|An attempt at a Remington theme.|
Remington has been forged since the early 20th Century. His most famous forger was named Eugene Field, Jr., who copied in watercolor Remington illustrations from black and white books and magazines. He also made inscriptions in books, signing Frederic Remington's name. Field invented a "kicking horse" signature for his faux Remingtons. In each of Field's "Frederic Remington" signatures, he drew a horse leaping from the "F."
Since Remington's work was widely available in prints and illustrations as early as the 1880s, and was also highly valued and popular, there are many forged Remington oil paintings. Some are copies of prints in circulation, some are in Remington's style, but not copied from any particular work, and in some cases the only association they have is that Remington's name appears on their surface. There are fake Remington sketchbooks and drawings. These works are executed with a range of effectiveness, from the absurd to the highly plausible.
In every case, Remington prints are reproductions. The word “print” or “original print” generally refers to paper that has had a design imprinted on it by some inked medium, such as stone, wood or metal. The design is created by hand by the artist on the medium. The medium is then inked and transferred onto paper by running paper and the inked medium together through a press. Surprisingly, the true definition of the word “print” does not apply here. Collier’s and the other publishers did not sell “prints.” They sold reproductions of the original. If they were indeed original prints, the design would have been created on the printing medium (a wood block or metal plate) by Remington. Frederic Remington was not a printmaker. Instead, Remington’s original was reproduced by staff at the publisher.
The Frederic Remington Art Museum get calls and emails every day from people who have bought or found a Remington print, usually one of the Collier’s prints. The number of inquiries is a compelling indicator that, while we know they were printed in open editions, they must have sold very, very well.
By far, the Collier’s prints are the most numerous Remington prints. They were offered in the magazine by mail order for about $1.00 each, and often re-printed in different sizes, also grouped in folios with titles such as “Remington’s Four Best Paintings.” Many were marketed as “Artist’s Proofs,” a term that suggests that there was something extra-special or limited about them. It suggests that these were prints pulled first from the press for Remington’s approval. The “Artist’s Proof” tags carried a simulated Remington signature, which still baffles optimistic flea-marketers today.
Bunch of Buckskins
In 1901 Remington worked with publisher Robert Howard Russell to produce a portfolio of 8 reproduction prints titles "A Bunch of Buckskins" and names some of denizens of Remington’s West: Old Ramon, A Breed, A Sioux Chief, A Cheyenne Buck, An Army Packer, A Cavalry Officer, An Arizona Cowboy, and A Trapper.
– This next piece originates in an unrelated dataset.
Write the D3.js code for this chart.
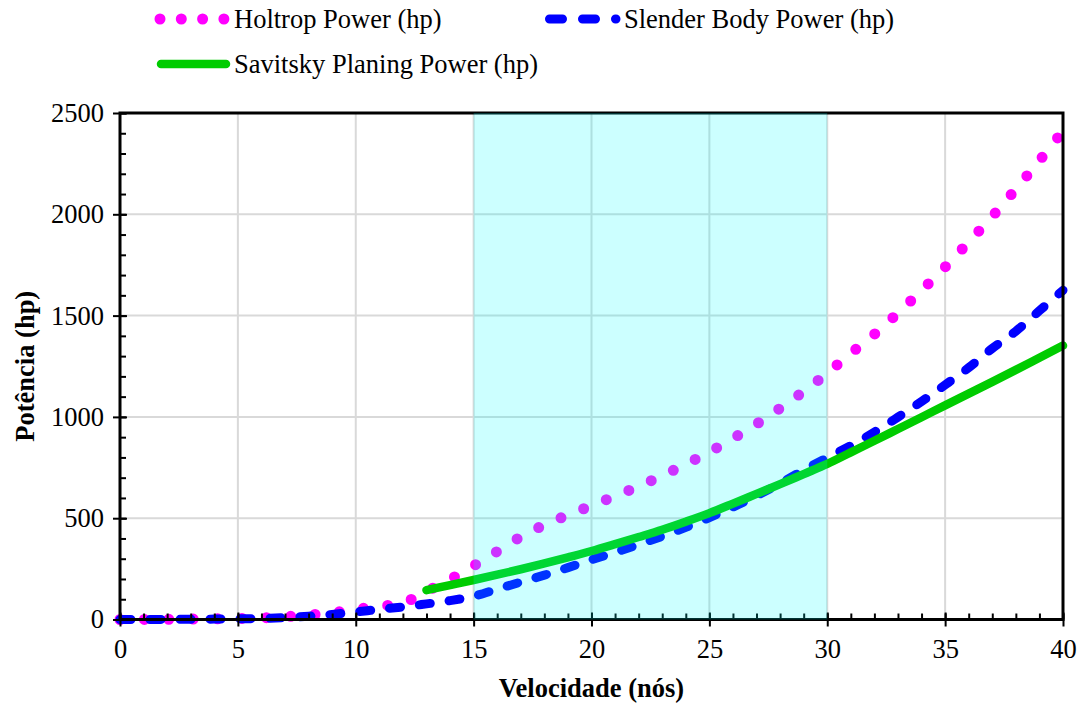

The "Bunch of Buckskins" portfolio was reproduced in a slightly smaller size from a 1901 set in 1956 by a company called Penn Prints. Either way, the publisher's name is at the bottom of the print. The Penn Prints versions also have the title of the work at the bottom. Unframing should help you determine what you have. If you have the Russell version from 1901, they might be worth something. If they are the 1956 Penn Prints reprints, they are far less desirable. Either way, you should be able to find the publishers name along the bottom margin.
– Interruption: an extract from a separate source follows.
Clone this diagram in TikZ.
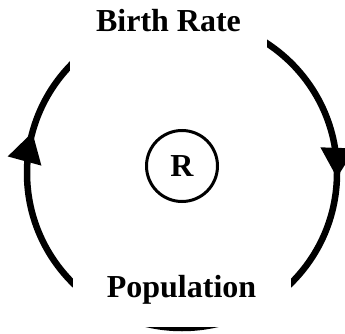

Remington - The Illustrator
Though he died at 48, Remington produced over 3,000 signed flat works. As an illustrator, Remington made thousands of artworks – often en grisaille (in black and white oil on canvas), ink wash, and gouache – that were reproduced with magazine and book text. It was the massive exposure in magazine pages that launched his fame.
In the mid-1880s, when Remington launched his career, magazines lacked the
technology to print photographic images with columns of text. Staff engravers needed to make printing blocks to join with blocks of text to print the magazines.
Illustrations and prints became an important part of Remington’s fame and popularity with the American public. Throughout the 1890s, Remington was well known in American households as an illustrator of the Old West and military subjects. His interest in the details of his human and equine subjects conveyed authenticity, though he worked in his studios in the East. Aside from his year outside of Peabody, Kansas, he spent only about three years total on western trips. Remington collected thousands of photographs, both commercial photos and ones he took himself, as visual notes. He filled his New Rochelle, NY studio with Native American, cowboy, and military artifacts in great numbers. He filled sketchbooks wherever he went.